Socialement, le scandale ne s’arrête pas là. Les travailleurs sont une catégorie impactée mais ils ne sont pas les seuls. La construction de nouvelles infrastructures implique la destruction d’anciennes. Et parmi elles, des habitations, des logements majoritairement sociaux détruits pour être remplacés par les infrastructures de Paris 2024. Ce sont des familles entières qui ont été délogées de la Seine-Saint-Denis, forcées de s’installer ailleurs, le temps des travaux et le temps des Jeux, avec une promesse de relogement à leur fin.

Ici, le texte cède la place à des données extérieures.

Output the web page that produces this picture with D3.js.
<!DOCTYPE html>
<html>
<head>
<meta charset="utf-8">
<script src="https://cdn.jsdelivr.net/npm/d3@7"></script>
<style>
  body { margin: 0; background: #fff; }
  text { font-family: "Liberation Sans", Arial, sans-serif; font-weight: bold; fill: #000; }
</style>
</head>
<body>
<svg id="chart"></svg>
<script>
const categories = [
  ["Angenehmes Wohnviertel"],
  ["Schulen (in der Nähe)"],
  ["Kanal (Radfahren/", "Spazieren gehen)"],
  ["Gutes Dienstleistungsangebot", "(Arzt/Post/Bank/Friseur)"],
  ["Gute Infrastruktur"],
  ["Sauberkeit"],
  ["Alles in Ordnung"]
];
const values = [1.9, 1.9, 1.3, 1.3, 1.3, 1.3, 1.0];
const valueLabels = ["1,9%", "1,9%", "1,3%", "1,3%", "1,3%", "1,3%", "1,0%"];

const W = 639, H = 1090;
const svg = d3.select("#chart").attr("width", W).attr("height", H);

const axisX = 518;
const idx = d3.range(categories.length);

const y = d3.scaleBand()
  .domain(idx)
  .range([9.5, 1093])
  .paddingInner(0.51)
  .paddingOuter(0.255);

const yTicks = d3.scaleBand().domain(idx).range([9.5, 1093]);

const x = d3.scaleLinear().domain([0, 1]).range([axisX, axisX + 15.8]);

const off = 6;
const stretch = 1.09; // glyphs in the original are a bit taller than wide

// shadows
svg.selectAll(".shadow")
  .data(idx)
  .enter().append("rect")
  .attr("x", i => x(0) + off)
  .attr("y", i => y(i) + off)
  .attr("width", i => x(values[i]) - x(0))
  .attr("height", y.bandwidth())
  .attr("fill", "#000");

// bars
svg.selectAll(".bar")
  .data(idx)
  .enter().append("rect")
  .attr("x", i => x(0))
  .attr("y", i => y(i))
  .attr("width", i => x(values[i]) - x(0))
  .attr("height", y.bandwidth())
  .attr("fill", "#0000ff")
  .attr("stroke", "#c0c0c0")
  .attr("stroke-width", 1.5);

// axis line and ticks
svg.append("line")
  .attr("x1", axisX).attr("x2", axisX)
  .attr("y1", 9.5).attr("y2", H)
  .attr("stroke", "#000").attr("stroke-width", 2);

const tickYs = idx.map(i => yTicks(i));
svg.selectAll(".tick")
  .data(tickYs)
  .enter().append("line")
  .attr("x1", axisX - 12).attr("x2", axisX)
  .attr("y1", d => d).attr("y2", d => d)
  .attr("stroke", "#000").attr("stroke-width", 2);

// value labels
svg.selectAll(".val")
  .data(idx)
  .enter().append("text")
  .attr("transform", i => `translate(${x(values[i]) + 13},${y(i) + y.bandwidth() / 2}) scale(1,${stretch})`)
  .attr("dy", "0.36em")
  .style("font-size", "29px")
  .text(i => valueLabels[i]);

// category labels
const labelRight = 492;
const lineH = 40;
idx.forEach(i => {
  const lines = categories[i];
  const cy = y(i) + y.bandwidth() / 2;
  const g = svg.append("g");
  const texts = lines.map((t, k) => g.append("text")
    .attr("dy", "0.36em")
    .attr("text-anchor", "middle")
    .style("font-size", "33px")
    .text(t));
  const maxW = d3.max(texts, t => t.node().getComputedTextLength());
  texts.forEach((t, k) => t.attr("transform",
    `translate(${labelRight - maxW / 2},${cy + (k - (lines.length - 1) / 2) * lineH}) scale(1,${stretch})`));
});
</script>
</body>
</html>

Artificialisation des sols, une exemplarité écologique pas si exemplaire
Les chantiers n’ont pas seulement délogé des familles entières mais ont provoqué une artificialisation des sols plus importante et une destruction du vivant.

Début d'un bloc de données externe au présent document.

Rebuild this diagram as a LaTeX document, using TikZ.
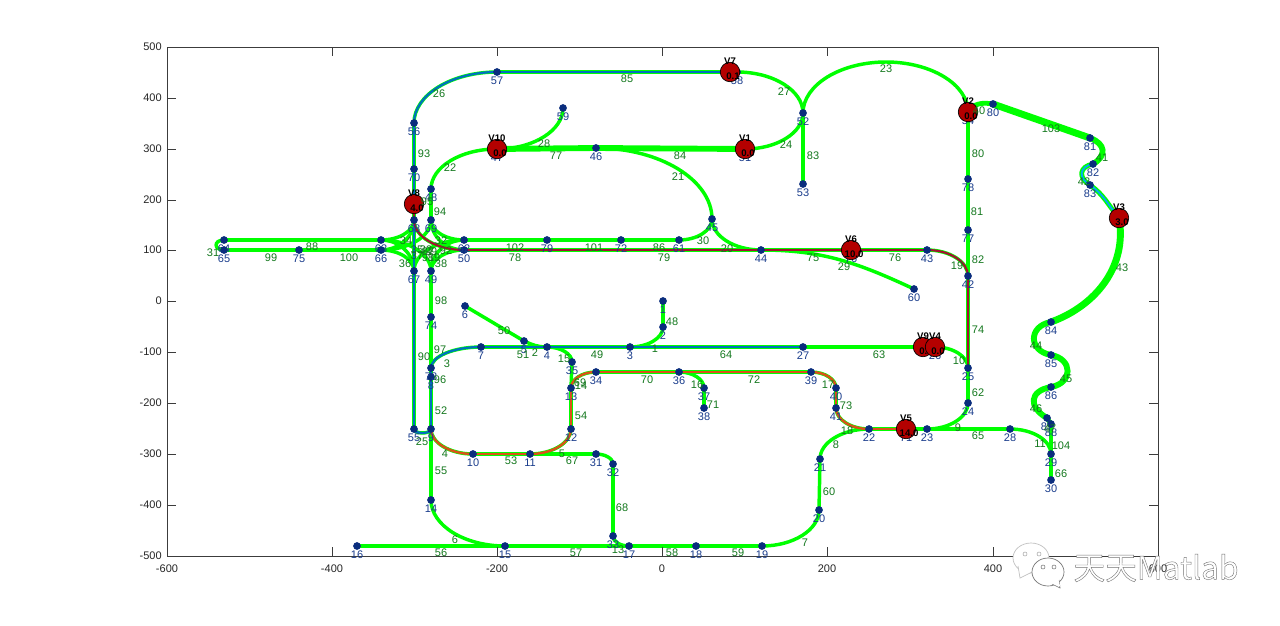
\documentclass[tikz,border=0pt]{standalone}
\usepackage{fontspec}
\setmainfont{Liberation Sans}
\newfontfamily\cjkfont{Noto Sans CJK SC}
\usetikzlibrary{backgrounds,calc}
\definecolor{gline}{RGB}{0,255,0}
\definecolor{mblue}{RGB}{0,114,189}
\definecolor{mred}{RGB}{162,20,47}
\definecolor{morange}{RGB}{217,83,25}
\definecolor{dotblue}{RGB}{10,45,125}
\definecolor{nlabel}{RGB}{25,60,140}
\definecolor{elabel}{RGB}{20,120,30}
\definecolor{vred}{RGB}{180,0,0}
\definecolor{axisgray}{RGB}{60,60,60}
\tikzset{
  x=0.75pt,y=-0.75pt,
  axisline/.style={draw=axisgray,line width=0.6pt},
  ticklab/.style={font=\fontsize{8.25pt}{9pt}\selectfont,text=black!85,inner sep=0pt},
  dotnode/.style={circle,fill=dotblue,minimum size=5.8pt,inner sep=0pt},
  nlab/.style={font=\fontsize{8.25pt}{9pt}\selectfont,text=nlabel,inner sep=0pt,label distance=0.3pt},
  elab/.style={font=\fontsize{8.25pt}{9pt}\selectfont,text=elabel,inner sep=0pt},
  vcirc/.style={circle,fill=vred,draw=black,line width=0.5pt,minimum size=14.6pt,inner sep=0pt},
  vname/.style={font=\bfseries\fontsize{7.2pt}{8pt}\selectfont,text=black,inner sep=0pt},
  vval/.style={font=\bfseries\fontsize{7.2pt}{8pt}\selectfont,text=black,inner sep=0pt},
  gbase/.style={draw=gline,line width=2.6pt},
  gmid/.style={draw=gline,line width=3.6pt},
  gthick/.style={draw=gline,line width=4.4pt},
  gbold/.style={draw=gline,line width=5.2pt},
  pblue/.style={draw=mblue,line width=1.7pt,line cap=round},
  pred/.style={draw=mred,line width=1.6pt,line cap=round},
  porange/.style={draw=morange,line width=1.8pt,line cap=round},
  pcyan/.style={draw=cyan,line width=1.4pt,line cap=round},
  bubble/.style={fill=white,line width=0.5pt},
}
\newcommand{\straights}[2]{\foreach \a/\b in {#2} \draw[#1] (n\a.center) -- (n\b.center);}
\newcommand{\curves}[2]{\foreach \a/\b/\o/\i/\l in {#2} \draw[#1] (n\a.center) to[out=\o,in=\i,looseness=\l] (n\b.center);}
% quarter ellipses: leaving horizontally and arriving vertically, or the reverse
\newcommand{\hvset}[2]{\foreach \a/\b in {#2} \draw[#1] let \p1=(n\a.center),\p2=(n\b.center) in (\p1) .. controls ({\x1+0.55*(\x2-\x1)},\y1) and (\x2,{\y2-0.55*(\y2-\y1)}) .. (\p2);}
\newcommand{\vhset}[2]{\foreach \a/\b in {#2} \draw[#1] let \p1=(n\a.center),\p2=(n\b.center) in (\p1) .. controls (\x1,{\y1+0.55*(\y2-\y1)}) and ({\x2-0.55*(\x2-\x1)},\y2) .. (\p2);}
\begin{document}
\begin{tikzpicture}
\useasboundingbox (0,0) rectangle (1280,625);
\begin{pgfonlayer}{background}
\fill[white] (0,0) rectangle (1280,625);
\end{pgfonlayer}

% axes
\draw[axisline] (167,47) rectangle (1158,556);
\foreach \px/\t in {167/-600,332/-400,497/-200,662/0,827/200,993/400,1158/600}{
  \draw[axisline] (\px,556) -- (\px,547);
  \draw[axisline] (\px,47) -- (\px,56);
  \node[ticklab] at (\px,569) {\t};
}
\foreach \py/\t in {47/500,98/400,149/300,200/200,250/100,301/0,352/-100,403/-200,454/-300,505/-400,556/-500}{
  \draw[axisline] (167,\py) -- (176,\py);
  \draw[axisline] (1158,\py) -- (1149,\py);
  \node[ticklab,anchor=east] at (162,\py) {\t};
}

% graph nodes
\foreach \i/\x/\y in {1/663/301,2/663/327,3/630/347,4/547/347,5/524/341,6/465/306,7/481/347,8/431/377,9/431/429,10/473/454,11/530/454,12/571/429,13/571/388,14/431/500,15/505/546,16/357/546,17/629/546,18/696/546,19/762/546,20/819/510,21/820/459,22/869/429,23/927/429,24/968/403,25/968/368,26/935/347,27/803/347,28/1010/429,29/1051/454,30/1051/480,31/596/454,32/613/464,33/613/536,34/596/372,35/572/362,36/679/372,37/704/388,38/704/408,39/811/372,40/836/388,41/836/408,42/968/276,43/927/250,44/761/250,45/712/219,46/596/148,47/497/149,48/431/189,49/431/271,50/464/250,51/745/149,52/803/113,53/803/184,54/968/112,55/414/429,56/414/123,57/497/72,58/737/72,59/563/108,60/914/289,61/679/240,62/464/240,63/381/240,64/224/240,65/224/250,66/381/250,67/414/271,68/414/220,69/431/220,70/414/169,71/906/429,72/621/240,73/431/368,74/431/317,75/299/250,76/851/250,77/968/230,78/968/179,79/547/240,80/993/104,81/1090/138,82/1093/164,83/1090/185,84/1051/322,85/1051/355,86/1051/387,87/1047/418,88/1051/424}{
  \node[dotnode,label={[nlab]below:\i}] (n\i) at (\x,\y) {};
}
\coordinate (npk) at (886,62);

% connectors
\begin{pgfonlayer}{background}
\straights{gbase}{2/1,6/5,7/4,4/3,3/27,27/26,35/13,34/36,36/39,37/38,40/41,22/71,71/23,20/21,16/15,15/17,17/18,18/19,9/14,32/33,11/31,10/11,12/13,8/9,73/8,74/73,49/74,48/69,55/67,67/68,68/70,70/56,57/58,52/53,64/63,79/72,72/61,62/79,65/75,75/66,50/44,44/76,76/43,42/77,77/78,78/54,42/25,25/24,23/28,29/30}
\hvset{gbase}{3/2,4/35,36/37,39/40,19/20,11/12,31/32,58/52,51/52,47/59,46/45,61/45,43/42,26/25,23/24,28/29,pk/54}
\vhset{gbase}{73/7,13/34,41/22,21/22,33/17,14/15,9/10,56/57,48/47,45/44,52/pk}
\curves{gbase}{5/4/-25/180/1,55/9/-90/-90/0.8,44/60/0/155/1,64/65/180/180/2.7}
% central interchange
\hvset{gbase}{63/68,66/67,62/69,50/49,63/49,66/69,62/67,50/68,66/68,63/67,62/49,50/69}
% heavier sections
\straights{gthick}{47/46,46/51}
\straights{gbold}{80/81}
\curves{gmid}{54/80/60/170/1,82/83/190/150/1.7,87/88/-50/120/1}
\curves{gthick}{81/82/-20/30/1.6,84/85/190/170/1.8,85/86/-10/10/1.8,86/87/190/150/1.8}
\straights{gmid}{88/29}
% coloured routes
\straights{pblue}{58/57,56/55,9/73,7/27}
\vhset{pblue}{56/57,73/7}
\curves{pblue}{55/9/-90/-90/0.8}
\straights{pred}{50/43,42/25}
\vhset{pred}{68/50}
\hvset{pred}{43/42}
\straights{porange}{71/22,41/40,39/34,13/12,11/10}
\vhset{porange}{41/22,13/34,9/10}
\hvset{porange}{39/40,11/12}
\end{pgfonlayer}

% vehicles
\foreach \v/\x/\y/\t in {V1/745/149/0.0,V2/968/112/0.0,V3/1119/218/3.0,V9/923/347/0.0,V4/935/347/0.0,V5/906/429/14.0,V6/851/250/10.0,V7/730/72/0.1,V8/414/204/4.0,V10/497/149/0.0}{
  \node[vcirc] (\v) at (\x,\y) {};
  \node[vname] (\v name) at (\x,\y-10.5) {\v};
  \node[vval] (\v val) at (\x+3,\y+4) {\t};
}

% the routes that reach vehicle circles
\begin{pgfonlayer}{background}
\draw[gbase] (V9) -- (n26);
\draw[gmid] (n83.center) to[out=-35,in=130] (V3.center);
\draw[gbold] (V3.center) to[out=-80,in=20] (n84.center);
\draw[pblue] (n56.center) -- (V8.center);
\draw[pred] (V8.center) -- (n68.center);
\draw[pcyan] (n82.center) to[out=190,in=150,looseness=1.7] (n83.center) to[out=-35,in=130] (V3.center);
\end{pgfonlayer}

% connector labels
\foreach \x/\y/\t in {886/69/23,627/79/85,784/92/27,786/145/24,813/156/83,439/94/26,424/154/93,450/168/22,544/144/28,556/156/77,680/156/84,678/177/21,440/212/94,312/247/88,271/258/99,349/258/100,213/253/31,515/248/102,515/258/78,594/248/101,659/248/86,664/258/79,703/241/30,727/249/20,813/258/75,844/267/29,895/258/76,957/266/19,978/260/82,978/154/80,977/212/81,1051/129/103,1102/158/41,1084/182/42,1122/268/43,1036/346/44,1066/379/45,1036/409/46,1061/446/104,1061/474/66,1040/444/11,978/436/65,958/428/9,978/393/62,978/330/74,959/361/10,879/355/63,726/355/64,597/355/49,655/349/1,672/322/48,504/331/50,523/355/51,535/353/2,564/359/15,440/350/97,424/357/90,447/364/3,440/380/96,441/411/52,422/442/25,445/454/4,511/461/53,562/454/5,572/461/67,581/416/54,580/383/69,581/386/14,647/380/70,754/380/72,697/385/16,713/405/71,828/385/17,846/406/73,847/431/18,836/445/8,829/492/60,441/471/55,441/301/98,455/540/6,441/553/56,576/553/57,618/550/13,672/553/58,738/553/59,805/543/7,622/508/68,406/241/34,441/241/32,405/264/36,441/264/38,417/250/35,417/256/37,426/250/33,431/252/39,428/258/91,446/251/92,434/258/89,428/252/87,427/202/95,979/111/40,1050/429/47}{
  \node[elab] at (\x,\y) {\t};
}

% watermark
\draw[bubble,draw=black!25] (1031,558) ellipse (18 and 15);
\draw[bubble,draw=black!25] (1018,566) -- (1020,578) -- (1032,572);
\draw[bubble,draw=black!55] (1048,572) ellipse (16 and 14);
\draw[bubble,draw=black!55] (1052,584) -- (1060,588) -- (1059,580);
\fill[white] (1050,583) -- (1060,586) -- (1058,578) -- cycle;
\foreach \x/\y/\c in {1025/554/35,1039/554/35,1043/567/55,1054/567/55}
  \draw[black!\c,fill=white,line width=0.4pt] (\x,\y) circle (2);
\node[font=\cjkfont\fontsize{23.8pt}{25pt}\selectfont,text=white,inner sep=0pt] at (1156,568) {\special{pdf:code 2 Tr 0.3 w 0.45 G}天天Matlab\special{pdf:code 0 Tr 0 G}};
\end{tikzpicture}
\end{document}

Les Jardins d’Aubervilliers, c’est le nerf de leur guerre. Le collectif Sauvons les Jardins d’Auber se mobilise désormais depuis près de deux ans pour lutter contre la destruction de cette « JAD – jardins à défendre ». Les jardins sont zone de tensions et d’affrontements entre le COJO et les militants écologistes. Ces derniers accusent l’organisation de détruire la dernière parcelle de vivant qu’il reste à Aubervilliers au prix d’infrastructures superflues et inutiles : une piscine, un hammam, un sauna.
Si Paris 2024 gagne contre les jadistes (dérivé des zadistes) c’est alors une partie du vivant de la Seine -Saint-Denis qui sera détruit au profit d’une bétonisation des sols.
Et l’artificialisation des sols est un des enjeux majeurs de la lutte contre le réchauffement climatique dans les zones urbaines. En effet, une zone bétonisée provoque un réchauffement plus conséquent dans les villes et une concentration de la pollution plus grande. La biodiversité, alors source d’équilibre, ne peut plus se développer et l’air devient irrespirable.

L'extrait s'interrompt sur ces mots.